Di dalamnya amina menulis,"Yang paling membuat saya khawatir akan tafsir 'tradisional' adalah tafsir tersebut secara eksklusif ditulis oleh para pria. Itu berarti pria dan pengalaman pria dilibatkan (di dalam tafsir), dan wanita serta pengalaman wanita bisa jadi tidak diikutsertakan, atau diintrepertasikan lewat visi, perspektif, dan kehendak pria".
"Banyak pemikiran telah dicurahkan pada ilmu tafsir. Saya tidak mengatakan semuanya salah, dan saya lah satu-satunya yang mengartikan Quran dengan baik, tidak. Maksud saya, saya tidak bisa melihat, di dalam literatur itu, kenyataan hidup saya sebagai wanita Amerika keturunan Afrika diartikulasikan dengan kedalaman yang sama dengan seorang pria," kata amina lagi.
Nama amina lebih dikenal luas pada 2005 setelah ia memimpin ibadah salat Jumat untuk jemaah laki-laki dan perempuan di New York, Amerika Serikat.
Kala itu, ia mendapati dirinya di tengah pro dan kontra.

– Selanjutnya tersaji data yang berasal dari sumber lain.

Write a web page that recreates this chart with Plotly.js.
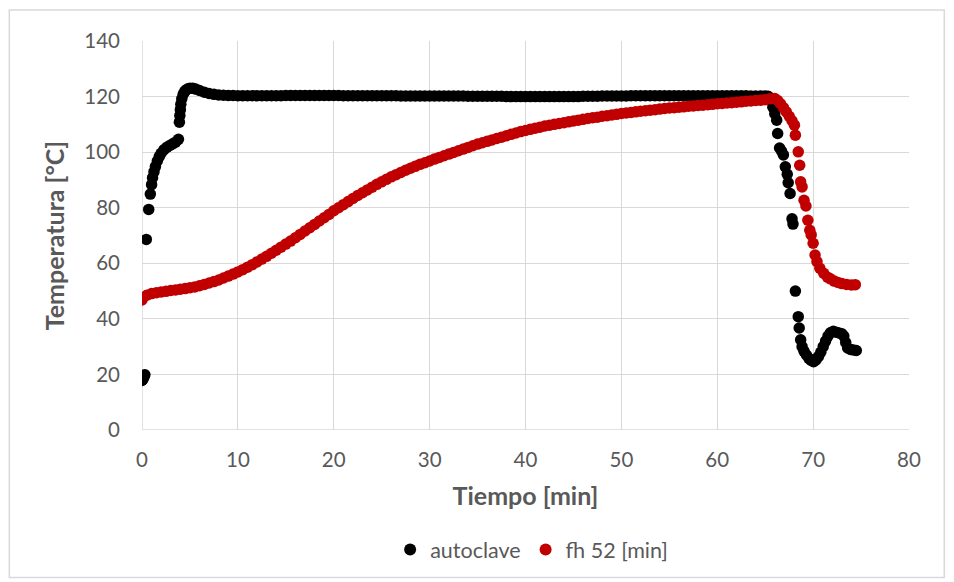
<!DOCTYPE html>
<html>
<head>
<meta charset="utf-8">
<script src="https://cdn.plot.ly/plotly-3.0.1.min.js"></script>
<style>
  html, body { margin: 0; padding: 0; background: #ffffff; }
  #chart { width: 954px; height: 582px; }
</style>
</head>
<body>
<div id="chart"></div>
<script>
// ---- Data ----
const seriesNames = ["autoclave", "fh 52 [min]"];

const autoclaveTime = [
  0, 0.1, 0.2, 0.3, 0.45, 0.7, 0.87, 1.0, 1.1, 1.25, 1.4, 1.6, 1.8, 2.0, 2.3, 2.6, 2.9, 3.2, 3.5, 3.8,
  3.9, 3.95, 4.0, 4.05, 4.15, 4.3, 4.45, 4.6, 4.8, 5.0, 5.3, 5.6, 6.0, 6.5, 7.0, 7.5, 8.0, 8.5,
  9, 9.5, 10, 10.5, 11, 11.5, 12, 12.5, 13, 13.5, 14, 14.5, 15, 15.5, 16, 16.5, 17, 17.5, 18, 18.5,
  19, 19.5, 20, 20.5, 21, 21.5, 22, 22.5, 23, 23.5, 24, 24.5, 25, 25.5, 26, 26.5, 27, 27.5, 28, 28.5,
  29, 29.5, 30, 30.5, 31, 31.5, 32, 32.5, 33, 33.5, 34, 34.5, 35, 35.5, 36, 36.5, 37, 37.5, 38, 38.5,
  39, 39.5, 40, 40.5, 41, 41.5, 42, 42.5, 43, 43.5, 44, 44.5, 45, 45.5, 46, 46.5, 47, 47.5, 48, 48.5,
  49, 49.5, 50, 50.5, 51, 51.5, 52, 52.5, 53, 53.5, 54, 54.5, 55, 55.5, 56, 56.5, 57, 57.5, 58, 58.5,
  59, 59.5, 60, 60.5, 61, 61.5, 62, 62.5, 63, 63.5, 64, 64.5, 65,
  65.3, 65.6, 65.8, 66.0, 66.2, 66.3, 66.5, 66.7, 66.9, 67.1, 67.3, 67.4, 67.6, 67.8, 67.9,
  68.15, 68.45, 68.55, 68.7, 68.85, 69.05, 69.3, 69.55, 69.8, 70.05, 70.3, 70.55, 70.8, 71.05,
  71.3, 71.55, 71.8, 72.1, 72.4, 72.7, 73.0, 73.2, 73.4, 73.6, 73.9, 74.2, 74.5
];
const autoclaveTemp = [
  17.8, 18.3, 19.0, 19.9, 68.6, 79.4, 84.9, 88.3, 90.8, 92.9, 94.8, 96.8, 98.4, 99.6, 100.9, 101.8, 102.4, 103.0, 103.6, 104.6,
  110.8, 113.2, 115.3, 117.2, 119.2, 120.8, 121.8, 122.4, 122.8, 123.0, 123.0, 122.7, 122.2, 121.6, 121.1, 120.8, 120.6, 120.5,
  120.4, 120.4, 120.3, 120.3, 120.3, 120.3, 120.3, 120.3, 120.3, 120.3, 120.3, 120.3, 120.4, 120.4, 120.4, 120.4, 120.4, 120.4, 120.4, 120.4,
  120.4, 120.4, 120.4, 120.4, 120.3, 120.3, 120.3, 120.3, 120.3, 120.3, 120.3, 120.3, 120.3, 120.3, 120.3, 120.3, 120.2, 120.2, 120.2, 120.2,
  120.2, 120.2, 120.2, 120.2, 120.2, 120.2, 120.2, 120.2, 120.2, 120.2, 120.1, 120.1, 120.1, 120.1, 120.1, 120.1, 120.1, 120.1, 120.0, 120.0,
  120.0, 120.0, 120.0, 120.0, 120.0, 120.0, 120.0, 120.0, 120.0, 120.0, 120.0, 120.0, 120.0, 120.0, 120.1, 120.1, 120.1, 120.1, 120.2, 120.2,
  120.2, 120.2, 120.2, 120.2, 120.3, 120.3, 120.3, 120.3, 120.3, 120.3, 120.3, 120.3, 120.3, 120.3, 120.3, 120.3, 120.3, 120.3, 120.3, 120.3,
  120.3, 120.3, 120.3, 120.3, 120.3, 120.3, 120.3, 120.3, 120.3, 120.2, 120.2, 120.2, 120.2,
  120.1, 118.5, 116.2, 113.8, 111.5, 106.7, 101.5, 100.4, 99.0, 94.7, 92.0, 89.0, 85.1, 76.0, 74.1,
  50.0, 40.8, 36.7, 32.5, 30.0, 28.3, 27.0, 25.8, 25.0, 24.6, 25.2, 26.4, 28.0, 30.0,
  32.0, 33.8, 35.0, 35.5, 35.2, 34.9, 34.6, 33.8, 31.5, 29.5, 29.0, 28.8, 28.6
];

const fhTime = [
  0, 0.5, 1, 1.5, 2, 2.5, 3, 3.5, 4, 4.5, 5, 5.5, 6, 6.5, 7, 7.5, 8, 8.5, 9, 9.5,
  10, 10.5, 11, 11.5, 12, 12.5, 13, 13.5, 14, 14.5, 15, 15.5, 16, 16.5, 17, 17.5, 18, 18.5, 19, 19.5,
  20, 20.5, 21, 21.5, 22, 22.5, 23, 23.5, 24, 24.5, 25, 25.5, 26, 26.5, 27, 27.5, 28, 28.5, 29, 29.5,
  30, 30.5, 31, 31.5, 32, 32.5, 33, 33.5, 34, 34.5, 35, 35.5, 36, 36.5, 37, 37.5, 38, 38.5, 39, 39.5,
  40, 40.5, 41, 41.5, 42, 42.5, 43, 43.5, 44, 44.5, 45, 45.5, 46, 46.5, 47, 47.5, 48, 48.5, 49, 49.5,
  50, 50.5, 51, 51.5, 52, 52.5, 53, 53.5, 54, 54.5, 55, 55.5, 56, 56.5, 57, 57.5, 58, 58.5, 59, 59.5,
  60, 60.5, 61, 61.5, 62, 62.5, 63, 63.5, 64, 64.5, 65, 65.5,
  66.0, 66.3, 66.6, 66.9, 67.2, 67.5, 67.8, 68.05, 68.15, 68.45, 68.6, 68.7, 68.85, 69.05, 69.25, 69.45,
  69.65, 69.8, 70.0, 70.2, 70.4, 70.7, 71.1, 71.5, 71.8, 72.2, 72.6, 73.0, 73.5, 74.0, 74.4
];
const fhTemp = [
  46.8, 48.5, 49.1, 49.4, 49.7, 49.9, 50.2, 50.4, 50.7, 50.9, 51.2, 51.5, 51.9, 52.4, 52.9, 53.4, 54.0, 54.7, 55.4, 56.1,
  56.9, 57.7, 58.6, 59.5, 60.5, 61.5, 62.5, 63.6, 64.7, 65.8, 66.9, 68.0, 69.2, 70.4, 71.6, 72.8, 74.0, 75.2, 76.4, 77.6,
  78.9, 80.0, 81.1, 82.2, 83.3, 84.4, 85.4, 86.4, 87.4, 88.4, 89.3, 90.2, 91.1, 91.9, 92.7, 93.5, 94.2, 94.9, 95.6, 96.2,
  96.8, 97.5, 98.1, 98.7, 99.3, 99.9, 100.5, 101.1, 101.7, 102.3, 102.9, 103.4, 103.9, 104.4, 104.9, 105.4, 105.9, 106.4, 106.9, 107.4,
  107.8, 108.2, 108.6, 109.0, 109.4, 109.7, 110.0, 110.3, 110.6, 110.9, 111.2, 111.5, 111.8, 112.1, 112.4, 112.6, 112.9, 113.1, 113.4, 113.6,
  113.9, 114.1, 114.3, 114.5, 114.7, 114.9, 115.1, 115.3, 115.5, 115.7, 115.9, 116.0, 116.2, 116.3, 116.5, 116.6, 116.8, 116.9, 117.1, 117.2,
  117.4, 117.5, 117.7, 117.8, 118.0, 118.1, 118.3, 118.4, 118.6, 118.7, 118.9, 119.2,
  119.3, 118.6, 117.4, 116.0, 114.5, 112.9, 111.3, 109.7, 106.1, 100.1, 95.3, 89.3, 87.5, 82.7, 80.6, 75.5,
  71.9, 70.2, 67.2, 63.0, 60.6, 58.2, 56.4, 55.0, 54.4, 53.6, 53.1, 52.7, 52.4, 52.2, 52.3
];

const xTickVals = [0, 10, 20, 30, 40, 50, 60, 70, 80];
const yTickVals = [0, 20, 40, 60, 80, 100, 120, 140];

// ---- Chart ----
const FONT = "Lato, 'Open Sans', sans-serif";
const GRAY = "#595959";
const GRID = "#d9d9d9";

const traces = [
  {
    x: autoclaveTime, y: autoclaveTemp, name: seriesNames[0],
    type: "scatter", mode: "markers",
    marker: { color: "#000000", size: 11.5 }
  },
  {
    x: fhTime, y: fhTemp, name: seriesNames[1],
    type: "scatter", mode: "markers",
    marker: { color: "#c00000", size: 11.5 }
  }
];

const layout = {
  width: 954, height: 582,
  margin: { l: 141.7, r: 45, t: 41, b: 151.6 },
  paper_bgcolor: "#ffffff", plot_bgcolor: "#ffffff",
  font: { family: FONT, color: GRAY, size: 20 },
  showlegend: true,
  legend: {
    orientation: "h", x: 0.508, y: -0.307, xanchor: "center", yanchor: "middle",
    font: { family: FONT, color: GRAY, size: 21.5 }, itemsizing: "constant"
  },
  xaxis: {
    range: [0, 80], tickvals: xTickVals, ticktext: xTickVals.map(String),
    showgrid: true, gridcolor: GRID, gridwidth: 1,
    zeroline: false, showline: false, ticks: "", ticklabelstandoff: 15,
    tickfont: { family: FONT, color: GRAY, size: 20.5 },
    title: { text: "Tiempo [min]", font: { family: FONT, color: GRAY, size: 25, weight: "bold" }, standoff: 17 }
  },
  yaxis: {
    range: [0, 140], tickvals: yTickVals, ticktext: yTickVals.map(String),
    showgrid: true, gridcolor: GRID, gridwidth: 1,
    zeroline: false, showline: false, ticks: "", ticklabelstandoff: 21,
    tickfont: { family: FONT, color: GRAY, size: 20.5 },
    title: { text: "Temperatura [°C]", font: { family: FONT, color: GRAY, size: 25, weight: "bold" }, standoff: 12 }
  },
  shapes: [
    { type: "line", xref: "x", yref: "y", x0: 0, x1: 0, y0: 0, y1: 140, line: { color: GRID, width: 1.5 }, layer: "below" },
    { type: "line", xref: "x", yref: "y", x0: 0, x1: 80, y0: 0, y1: 0, line: { color: GRID, width: 1.5 }, layer: "below" },
    { type: "rect", xref: "paper", yref: "paper", x0: -0.173, x1: 1.046, y0: -0.379, y1: 1.0796,
      line: { color: "#d9d9d9", width: 1.5 }, fillcolor: "rgba(0,0,0,0)", layer: "below" }
  ]
};

Plotly.newPlot("chart", traces, layout, { displayModeBar: false, staticPlot: true });
</script>
</body>
</html>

Namun hal itu tidak menghentikannya untuk melakukan hal yang sama pada 2008 di sebuah masjid di Oxford, Inggris.
"Saya penuh kasih sayang, saya senang disayangi, dan tentunya saya menyayangi Allah tercinta. Jadi, tidak, saya tidak berniat menjadi kontroversial. Namun, saya memahami bahwa aspek-aspek tertentu [seperti] kesejahteraan manusia harga diri, keadilan, rasa hormat, saling timbal balik, adalah hal-hal tanpa syarat."
"Jika Anda memberikan syarat pada wanita atau non-biner untuk mendapatkan keutuhan diri sebagai manusia, saya cenderung teguh pada pendirian saya sebagai oposisi akan hal itu," jelas ia.
Meski motivasi amina di balik penulisan Quran and Woman sarat akan nilai kesetaraan gender, ia mengaku kala itu tidak memandang dirinya sebagai seorang feminis, bahkan cenderung menolak label tersebut. Begitu pun ketika ia memimpin ibadah salat Jumat.
"Saya merasa tidak memerlukan hal lain selain Islam dan terus berkembang, belajar, dan memeluk Islam," kata amina.
Ia baru menyambut istilah feminis pada 2009, dalam sebuah peluncuran pergerakan global muslim untuk kesetaraan dan keadilan bernama Musawah.